Les agents présumés auraient ensuite envoyé ces dossiers à des responsables du Mossad via des plateformes cryptées en ligne, à l’instar de Protonmail et SafeUM, qui permet de générer de faux numéros de téléphone. D’abord publiées sur le site du Daily Sabah, les photos floutées de trois membres – dont des Palestiniens – de ce réseau ont été supprimées dans la journée pour ne laisser apparaître que leurs initiales. Le principal membre du groupe, désigné par ses initiales A.B., serait entré en Turquie en 2015 et aurait reçu la somme de 10 000 dollars cette année pour ses activités avec les renseignements israéliens. Les deux autres membres dont les photos avaient été révélées, appelés R.A.A et M.A.S dans l’article, auraient voyagé respectivement à Zagreb et à Zurich pour rencontrer des agents du Mossad. Les trois individus étaient signalés comme disparus auprès des autorités turques depuis ces derniers mois « dans le but d’induire les forces de sécurité en erreur », avance le journal. Certains paiements du Mossad aux quinze individus auraient été effectués à travers Western Union ou Moneygram, tandis que d’autres auraient été réalisés en Bitcoin ou en ayant recours à des courtiers tels que des magasins de bijoux ou des marchés, affirme le Daily Sabah. Les suspects ont été interrogés le 19 octobre et ont été inculpés pour « espionnage international ». Ils ont été déférés au tribunal d’instance d’Istanbul, qui a ordonné leur détention en attendant l’enquête.
« Potentiel de coopération »
Ces révélations interviennent à un moment où la Turquie, isolée sur le plan diplomatique au cours de ces dernières années en raison de son aventurisme dans la région, tente d’apaiser ses relations avec l’État hébreu, encouragée par l’administration américaine de Joe Biden et la normalisation entre certains pays arabes et Israël en 2020. En mai dernier, Ankara avait néanmoins fermement condamné les attaques israéliennes contre les Palestiniens à Jérusalem lors des violents heurts sur l’esplanade des Mosquées, faisant des centaines de blessés. « Nous lançons un appel au monde musulman : il est temps de dire stop aux attaques lâches et tyranniques d’Israël (…) Que l’enfer brûle pour les tyrans ! » avait alors écrit sur Twitter le directeur de la communication de la présidence turque, Fahrettin Altun.

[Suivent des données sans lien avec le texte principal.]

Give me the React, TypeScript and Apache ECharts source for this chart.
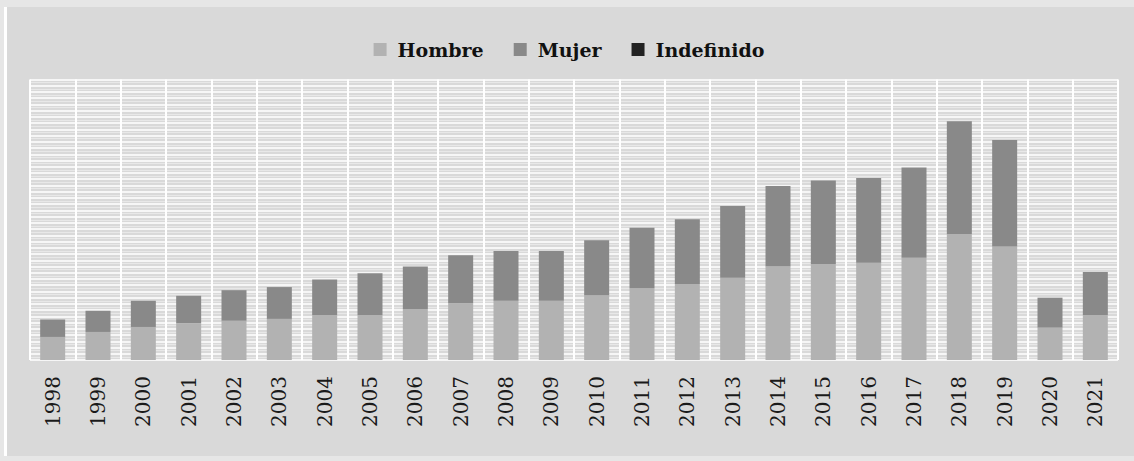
import React, { useEffect, useRef } from "react";
import * as echarts from "echarts";

const years = ["1998","1999","2000","2001","2002","2003","2004","2005","2006","2007","2008","2009","2010","2011","2012","2013","2014","2015","2016","2017","2018","2019","2020","2021"];
const hombre = [37,45,53,59,63,66,72,72,82,91,95,95,104,115,122,132,150,154,156,164,202,182,52,72];
const mujer = [28,34,42,44,49,51,57,67,68,77,80,80,88,97,104,115,129,134,136,145,181,171,48,69];
const indefinido = [0,0,0,0,0,0,0,0,0,0,0,0,0,0,0,0,0,0,0,0,0,0,0,0];

export default function App() {
  const ref = useRef<HTMLDivElement>(null);
  useEffect(() => {
    if (!ref.current) return;
    const chart = echarts.init(ref.current, null, { renderer: "svg" });
    const serif = "DejaVu Serif";
    chart.setOption({
      animation: false,
      backgroundColor: "transparent",
      legend: {
        top: 35,
        left: "center",
        itemWidth: 13,
        itemHeight: 13,
        itemGap: 30,
        icon: "rect",
        textStyle: { fontFamily: serif, fontWeight: "bold", fontSize: 19, color: "#111", padding: [0, 0, 0, 6] },
        data: ["Hombre", "Mujer", "Indefinido"],
      },
      grid: { left: 26, right: 16, top: 79.5, bottom: 101, containLabel: false },
      xAxis: {
        type: "category",
        data: years,
        axisLine: { show: false },
        axisTick: { show: false },
        axisLabel: { rotate: 90, margin: 16, fontFamily: serif, fontSize: 20, color: "#1a1a1a" },
        splitLine: { show: true, lineStyle: { color: "#ffffff", width: 2 } },
      },
      yAxis: {
        type: "value",
        min: 0,
        max: 450,
        interval: 10,
        axisLine: { show: false },
        axisTick: { show: false },
        axisLabel: { show: false },
        splitLine: { show: true, lineStyle: { color: "#ffffff", width: 1.5 } },
        minorTick: { show: false, splitNumber: 2 },
        minorSplitLine: { show: true, lineStyle: { color: "#e8e8e8", width: 1 } },
      },
      series: [
        { name: "Hombre", type: "bar", stack: "t", data: hombre, barWidth: 25, itemStyle: { color: "#b2b2b2" } },
        { name: "Mujer", type: "bar", stack: "t", data: mujer, barWidth: 25, itemStyle: { color: "#898989" } },
        { name: "Indefinido", type: "bar", stack: "t", data: indefinido, barWidth: 25, itemStyle: { color: "#222222" } },
      ],
    });
    return () => chart.dispose();
  }, []);
  return (
    <div style={{ position: "absolute", left: 0, top: 0, width: 1134, height: 461, background: "#e6e6e6" }}>
      <div style={{ position: "absolute", left: 4, top: 7, width: 1130, height: 449, background: "#d9d9d9", borderLeft: "3px solid #ffffff", boxSizing: "border-box" }} />
      <div ref={ref} style={{ position: "absolute", left: 4, top: 0, width: 1130, height: 461 }} />
    </div>
  );
}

Deux mois plus tard, le président turc, Recep Tayyip Erdogan, qui avait qualifié Israël d’État « terroriste cruel », avait toutefois félicité son homologue israélien, Yitzhak Herzog, pour son investiture au cours d’un rare appel téléphonique. Selon un communiqué de la présidence turque, Recep Tayyip Erdogan avait alors mis en avant l’« importance » de la relation entre les deux pays pour la sécurité au Moyen-Orient et avait souligné leur « fort potentiel de coopération dans divers domaines, en particulier l’énergie, le tourisme et la technologie ». Il avait également indiqué que « les mesures positives qui seront prises pour résoudre le conflit israélo-palestinien contribueront à l’amélioration des relations turco-israéliennes ». Un appel qui avait eu lieu deux jours après la visite du président de l’Autorité palestinienne, Mahmoud Abbas, à Istanbul, lors de laquelle il avait rencontré le reïs turc – qui se veut un fervent défenseur de la cause palestinienne. Ce dernier avait notamment multiplié les remarques cinglantes à l’égard des autorités israéliennes en 2018 suite à la mort de dizaines de Palestiniens à la frontière entre Israël et la bande de Gaza lors des manifestations contre la reconnaissance de Jérusalem comme capitale d’Israël par Washington, provoquant ensuite une crise diplomatique entre l’État hébreu et Ankara. Les liens de la Turquie avec le Hamas, considéré comme une organisation terroriste par Washington et l’État hébreu et qui contrôle la bande de Gaza, sont également vus d’un mauvais œil par Israël. Selon des officiels israéliens cités par le quotidien britannique The Telegraph en 2019, le Hamas, qui dispose d’un bureau de représentation en Turquie, serait autorisé à planifier des attaques contre l’État hébreu depuis le territoire turc, en dépit de l’interdiction depuis 2016 d’y mener des activités non politiques.